Zingarina is caught in the violence of limerence. Her emotions are trapped in the ebb and flow of diasporas, the shifting boundaries and the enormity of history, while she travels with a friend across Romania in an obsessive search of the man she loves, the father of her unborn child. When she finds him she is rejected and is subsequently swept away by a vagrant’s lifestyle and events which are bigger than her desire and her floundering ego. She struggles until she can cut herself off from her past, address the possibilities of what life can offer her, and finally accept happiness when she meets Tchangalo on her journey through Romania.

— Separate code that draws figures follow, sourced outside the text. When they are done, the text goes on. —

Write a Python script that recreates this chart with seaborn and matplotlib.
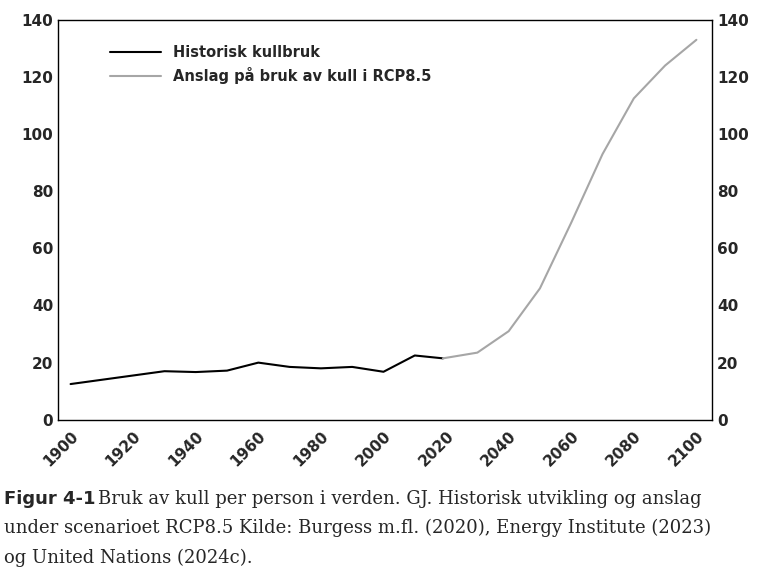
import numpy as np
import pandas as pd
import matplotlib.pyplot as plt
import seaborn as sns

hist_years = [1900, 1910, 1920, 1930, 1940, 1950, 1960, 1970, 1980, 1990, 2000, 2010, 2019]
hist_values = [12.5, 14, 15.5, 17, 16.7, 17.2, 20, 18.5, 18, 18.5, 16.8, 22.5, 21.5]
proj_years = [2019, 2030, 2040, 2050, 2060, 2070, 2080, 2090, 2100]
proj_values = [21.5, 23.5, 31, 46, 69, 93, 112.5, 124, 133]
x_ticks = list(range(1900, 2101, 20))

sns.set_style('white')
fig, ax = plt.subplots(figsize=(7.64, 5.83), dpi=100)
fig.subplots_adjust(left=0.076, right=0.932, top=0.966, bottom=0.28)

# Historical and projected series
sns.lineplot(x=hist_years, y=hist_values, ax=ax, color='black', lw=1.5, label='Historisk kullbruk')
sns.lineplot(x=proj_years, y=proj_values, ax=ax, color='#a6a6a6', lw=1.5, label='Anslag på bruk av kull i RCP8.5')

ax.set_xlim(1896, 2105)
ax.set_ylim(0, 140)
ax.set_xticks(x_ticks)
ax.set_xticklabels(x_ticks, rotation=45, ha='right', rotation_mode='anchor', fontsize=11, fontweight='bold')
ax.set_yticks(range(0, 141, 20))
ax.tick_params(axis='y', labelsize=11, labelright=True, right=True, length=0)
ax.tick_params(axis='x', length=0, pad=6)
for lbl in ax.get_yticklabels():
    lbl.set_fontweight('bold')
for s in ax.spines.values():
    s.set_linewidth(1.0)
    s.set_color('black')

leg = ax.legend(loc='upper left', bbox_to_anchor=(0.06, 0.97), frameon=False,
                prop={'size': 10.5, 'weight': 'bold'}, handlelength=3.5)

# Caption
fig.text(0.005, 0.135, 'Figur 4-1', fontsize=13, fontweight='bold', family='DejaVu Sans')
fig.text(0.128, 0.135, 'Bruk av kull per person i verden. GJ. Historisk utvikling og anslag',
         fontsize=13, family='DejaVu Serif')
fig.text(0.005, 0.085, 'under scenarioet RCP8.5 Kilde: Burgess m.fl. (2020), Energy Institute (2023)',
         fontsize=13, family='DejaVu Serif')
fig.text(0.005, 0.035, 'og United Nations (2024c).', fontsize=13, family='DejaVu Serif')

plt.savefig('out.png')
plt.close()
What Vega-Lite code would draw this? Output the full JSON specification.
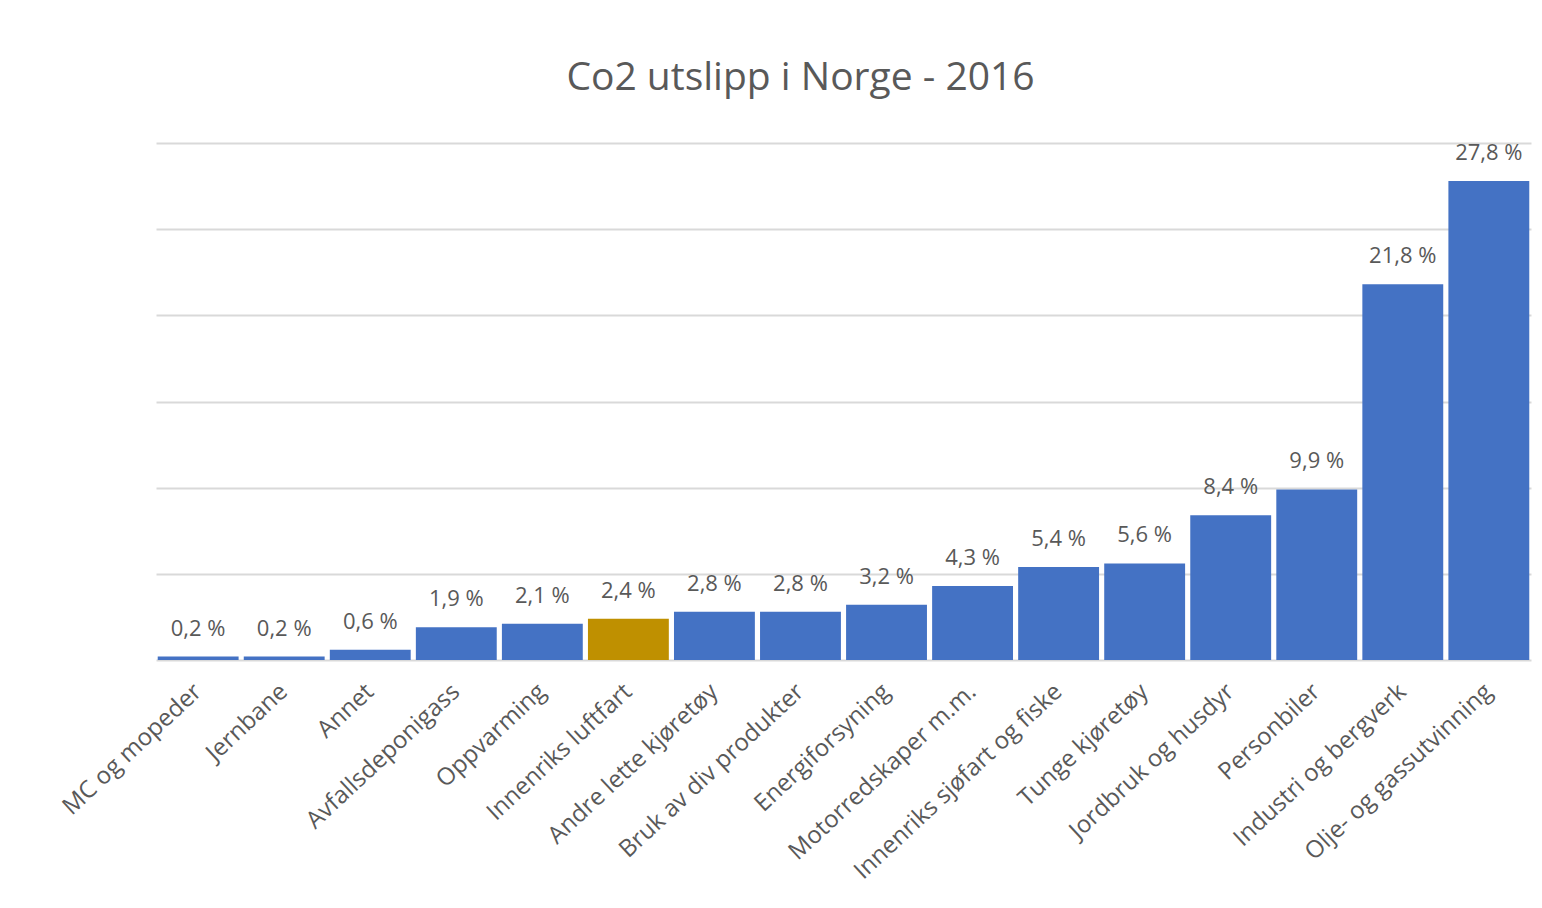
{
  "$schema": "https://vega.github.io/schema/vega-lite/v6.json",
  "width": 1375,
  "height": 517,
  "autosize": "none",
  "padding": {"left": 156, "top": 143, "right": 11, "bottom": 248},
  "background": "white",
  "title": {
    "text": "Co2 utslipp i Norge - 2016",
    "fontSize": 39,
    "font": "Open Sans",
    "fontWeight": "normal",
    "color": "#595959",
    "anchor": "middle",
    "dx": -43,
    "offset": 44
  },
  "data": {
    "values": [
      {"kategori": "MC og mopeder", "andel": 0.2, "fremhevet": "nei"},
      {"kategori": "Jernbane", "andel": 0.2, "fremhevet": "nei"},
      {"kategori": "Annet", "andel": 0.6, "fremhevet": "nei"},
      {"kategori": "Avfallsdeponigass", "andel": 1.9, "fremhevet": "nei"},
      {"kategori": "Oppvarming", "andel": 2.1, "fremhevet": "nei"},
      {"kategori": "Innenriks luftfart", "andel": 2.4, "fremhevet": "ja"},
      {"kategori": "Andre lette kjøretøy", "andel": 2.8, "fremhevet": "nei"},
      {"kategori": "Bruk av div produkter", "andel": 2.8, "fremhevet": "nei"},
      {"kategori": "Energiforsyning", "andel": 3.2, "fremhevet": "nei"},
      {"kategori": "Motorredskaper m.m.", "andel": 4.3, "fremhevet": "nei"},
      {"kategori": "Innenriks sjøfart og fiske", "andel": 5.4, "fremhevet": "nei"},
      {"kategori": "Tunge kjøretøy", "andel": 5.6, "fremhevet": "nei"},
      {"kategori": "Jordbruk og husdyr", "andel": 8.4, "fremhevet": "nei"},
      {"kategori": "Personbiler", "andel": 9.9, "fremhevet": "nei"},
      {"kategori": "Industri og bergverk", "andel": 21.8, "fremhevet": "nei"},
      {"kategori": "Olje- og gassutvinning", "andel": 27.8, "fremhevet": "nei"}
    ]
  },
  "transform": [
    {"calculate": "replace(format(datum.andel, '.1f'), '.', ',') + ' %'", "as": "etikett"}
  ],
  "encoding": {
    "x": {
      "field": "kategori",
      "type": "nominal",
      "sort": null,
      "scale": {"paddingInner": 0.06, "paddingOuter": 0.02},
      "axis": {
        "title": null,
        "labelAngle": -43,
        "labelAlign": "right",
        "labelBaseline": "middle",
        "labelPadding": 28,
        "labelFont": "Open Sans",
        "labelFontSize": 24,
        "labelColor": "#595959",
        "labelLimit": 400,
        "ticks": false,
        "domainColor": "#d9d9d9",
        "domainWidth": 2
      }
    },
    "y": {
      "field": "andel",
      "type": "quantitative",
      "scale": {"domain": [0, 30], "nice": false},
      "axis": {
        "title": null,
        "labels": false,
        "ticks": false,
        "domain": false,
        "grid": true,
        "gridColor": "#d9d9d9",
        "gridWidth": 2,
        "values": [5, 10, 15, 20, 25, 30]
      }
    }
  },
  "layer": [
    {
      "mark": {"type": "bar"},
      "encoding": {
        "color": {
          "field": "fremhevet",
          "type": "nominal",
          "scale": {"domain": ["nei", "ja"], "range": ["#4472C4", "#BF9000"]},
          "legend": null
        }
      }
    },
    {
      "mark": {
        "type": "text",
        "baseline": "middle",
        "dy": -28,
        "font": "Open Sans",
        "fontSize": 22,
        "color": "#595959"
      },
      "encoding": {
        "text": {"field": "etikett", "type": "nominal"}
      }
    }
  ],
  "config": {"view": {"stroke": null}}
}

Who else but Asia Argento could throw herself with such abandon into the role of Zingarina? Writer/director Tony Gatlif has the knack of choosing possibly the sexiest actors on screen today; her sparring partner is Birol Ünel, whom we can’t forget from Fatih Akin’s Head On. And yes, Argento and Ünel are a pleasure to watch together – funny, combative, aggressive, energetic and iconic – as Gatlif maps the emotional and physical journey of Zingarina and Tchangalo through the spectacular extremes of the Romanian landscape.
Gatlif is a director who seems to live the life of his characters while directing films, in that the directing process is a passionate pleasure for him. This is very obvious when watching a film like Transylvania, displayinghis use of what appears to be a spontaneous film language. On the other hand, Gatlif’s superstition means he is unable to sit in on the screening of his films after they are completed. He laments that he won’t watch them for up to 10 years after they are made. After the difficulty of the editing process he says goodbye to them as he pursues further projects. As a director he has amassed a body of work which has focused since 1981 on the Gypsy people of Western Europe, from whom he is descended.
Born in Algiers in 1948, Gatlif moved to France after the Algerian War of Independence. He worked there as an actor until directing his first film, La tête en ruines, in 1975. In 2004 he won the best Director Award at Cannes for Exiles, starring Romain Duris, while Transylvania premiered at the festival in 2006.